Leave the pictures out and retype the lines from the beginning through the line with "import pandas as pd", both ends included.

——————

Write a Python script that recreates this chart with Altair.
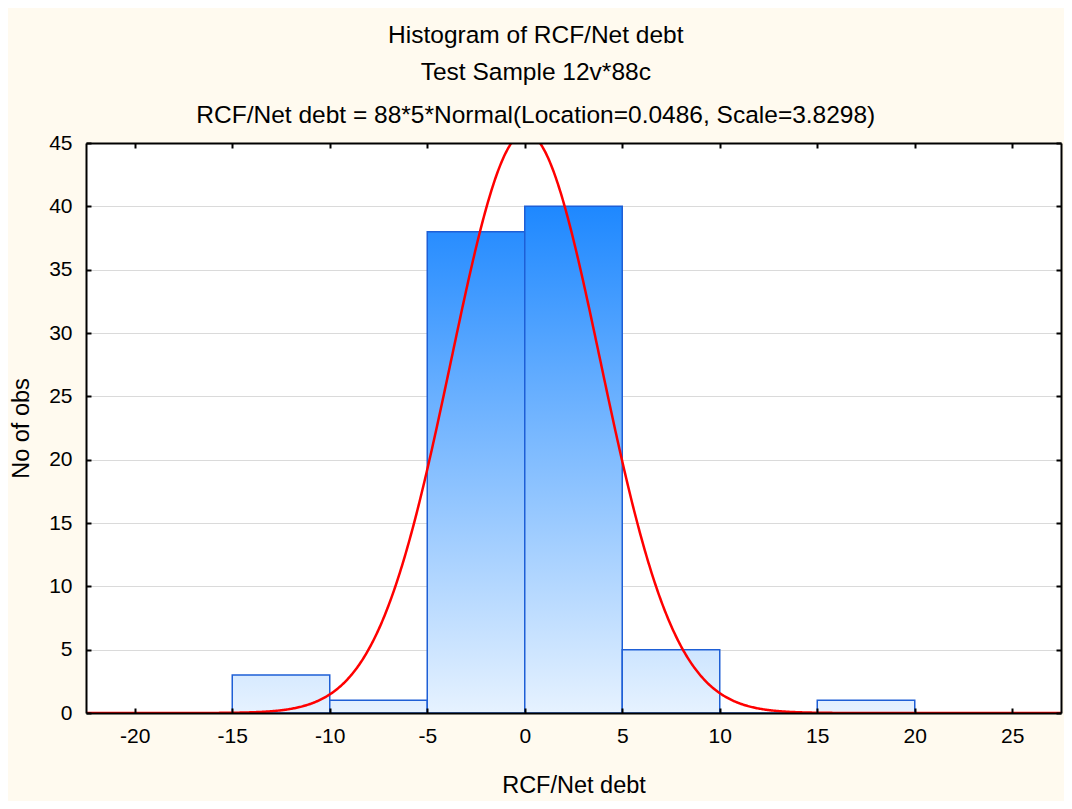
import altair as alt
import pandas as pd

# ---- data ----
bin_lo = [-20, -15, -10, -5, 0, 5, 10, 15]
counts = [0, 3, 1, 38, 40, 5, 0, 1]
bin_width = 5
n_obs = 88
location = 0.0486
scale_sd = 3.8298
x_ticks = [-20, -15, -10, -5, 0, 5, 10, 15, 20, 25]
y_ticks = [0, 5, 10, 15, 20, 25, 30, 35, 40, 45]

FONT = "Liberation Sans"
TICK_FS = 21
AXT_FS = 23.5
TITLE_FS = 24.5
BG = "#FFFAEF"
BAR_STROKE = "#1E5FD6"
TOP_C = (30, 136, 255)
BOT_C = (230, 242, 255)

df = pd.DataFrame({"lo": bin_lo, "count": counts})

xs = alt.Scale(domain=[-22.5, 27.5], nice=False, zero=False)
ys = alt.Scale(domain=[0, 45], nice=False, zero=True)


def shade(v):
    t = max(0.0, min(1.0, v / 40.0))
    r, g, b = (round(BOT_C[k] + (TOP_C[k] - BOT_C[k]) * t) for k in range(3))
    return f"#{r:02X}{g:02X}{b:02X}"


lbl = "'' + datum.value"

ax_bottom = alt.Axis(orient="bottom", values=x_ticks, domain=True, domainColor="black",
                     domainWidth=2, ticks=False, tickSize=0, labels=True, labelFont=FONT,
                     labelFontSize=TICK_FS, labelColor="black", labelPadding=12, labelExpr=lbl,
                     grid=False, title="RCF/Net debt", titleFont=FONT, titleFontSize=AXT_FS,
                     titleFontWeight="normal", titleColor="black", titlePadding=27, zindex=1)
ax_bottom_ticks = alt.Axis(orient="bottom", values=x_ticks, offset=-5, domain=False, ticks=True,
                           tickSize=5, tickWidth=2, tickColor="black", labels=False, grid=False,
                           title=None, zindex=1)
ax_top = alt.Axis(orient="top", values=x_ticks, domain=True, domainColor="black", domainWidth=2,
                  ticks=False, tickSize=0, labels=False, grid=False, title=None, zindex=1)
ax_top_ticks = alt.Axis(orient="top", values=x_ticks, offset=-5, domain=False, ticks=True,
                        tickSize=5, tickWidth=2, tickColor="black", labels=False, grid=False,
                        title=None, zindex=1)

ax_grid = alt.Axis(orient="left", values=y_ticks, domain=False, ticks=False, tickSize=0,
                   labels=False, grid=True, gridColor="#DADADA", gridWidth=1, title=None, zindex=0)
ax_left = alt.Axis(orient="left", values=y_ticks, domain=True, domainColor="black", domainWidth=2,
                   ticks=False, tickSize=0, labels=True, labelFont=FONT, labelFontSize=TICK_FS,
                   labelColor="black", labelPadding=14, labelExpr=lbl, grid=False,
                   title="No of obs", titleFont=FONT, titleFontSize=AXT_FS,
                   titleFontWeight="normal", titleColor="black", titlePadding=15, zindex=1)
ax_left_ticks = alt.Axis(orient="left", values=y_ticks, offset=-5, domain=False, ticks=True,
                         tickSize=5, tickWidth=2, tickColor="black", labels=False, grid=False,
                         title=None, zindex=1)
ax_right = alt.Axis(orient="right", values=y_ticks, domain=True, domainColor="black",
                    domainWidth=2, ticks=False, tickSize=0, labels=False, grid=False, title=None,
                    zindex=1)
ax_right_ticks = alt.Axis(orient="right", values=y_ticks, offset=-5, domain=False, ticks=True,
                          tickSize=5, tickWidth=2, tickColor="black", labels=False, grid=False,
                          title=None, zindex=1)

x_axes = [ax_bottom, ax_bottom_ticks, ax_top, ax_top_ticks]
y_axes = [ax_grid, ax_left, ax_left_ticks, ax_right, ax_right_ticks]

layers = []
for i, (lo, h) in enumerate(zip(bin_lo, counts)):
    grad = alt.LinearGradient(
        gradient="linear",
        stops=[alt.GradientStop(color=shade(h), offset=0),
               alt.GradientStop(color=shade(0), offset=1)],
        x1=0, x2=0, y1=0, y2=1,
    )
    xa = x_axes[i] if i < len(x_axes) else None
    ya = y_axes[i] if i < len(y_axes) else None
    layer = (
        alt.Chart(df)
        .transform_filter(alt.datum.lo == lo)
        .transform_calculate(hi=f"datum.lo + {bin_width}")
        .mark_bar(fill=grad, stroke=BAR_STROKE, strokeWidth=1.5)
        .encode(
            x=alt.X("lo:Q", scale=xs, axis=xa, title="RCF/Net debt" if i == 0 else None),
            x2="hi:Q",
            y=alt.Y("count:Q", scale=ys, axis=ya, title="No of obs" if i == 1 else None),
            y2=alt.datum(0),
        )
    )
    layers.append(layer)

curve = (
    alt.Chart(alt.sequence(-22.5, 27.55, 0.05, as_="x"))
    .transform_calculate(y=f"{n_obs} * {bin_width} * densityNormal(datum.x, {location}, {scale_sd})")
    .mark_line(color="#FF0000", strokeWidth=2.5, clip=True)
    .encode(x=alt.X("x:Q", scale=xs, axis=None), y=alt.Y("y:Q", scale=ys, axis=None))
)
layers.append(curve)

chart = (
    alt.layer(*layers)
    .resolve_scale(x="shared", y="shared")
    .resolve_axis(x="independent", y="independent")
    .properties(
        width=975,
        height=570,
        autosize=alt.AutoSizeParams(type="none"),
        padding={"left": 78, "top": 135, "right": 3, "bottom": 88},
        background=BG,
        title=alt.TitleParams(
            text=["Histogram of RCF/Net debt", "Test Sample 12v*88c"],
            subtitle="RCF/Net debt = 88*5*Normal(Location=0.0486, Scale=3.8298)",
            font=FONT, fontSize=TITLE_FS, fontWeight="normal", color="black",
            subtitleFont=FONT, subtitleFontSize=TITLE_FS, subtitleColor="black",
            lineHeight=37, subtitlePadding=18, anchor="middle", frame="bounds", offset=4,
        ),
    )
    .configure_view(fill="white", stroke=None)
)

chart.save("out.html", embed_options={"renderer": "svg", "actions": False})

——————

**Solution below:**
Write a Python script that recreates this chart with Altair.
import altair as alt
import pandas as pd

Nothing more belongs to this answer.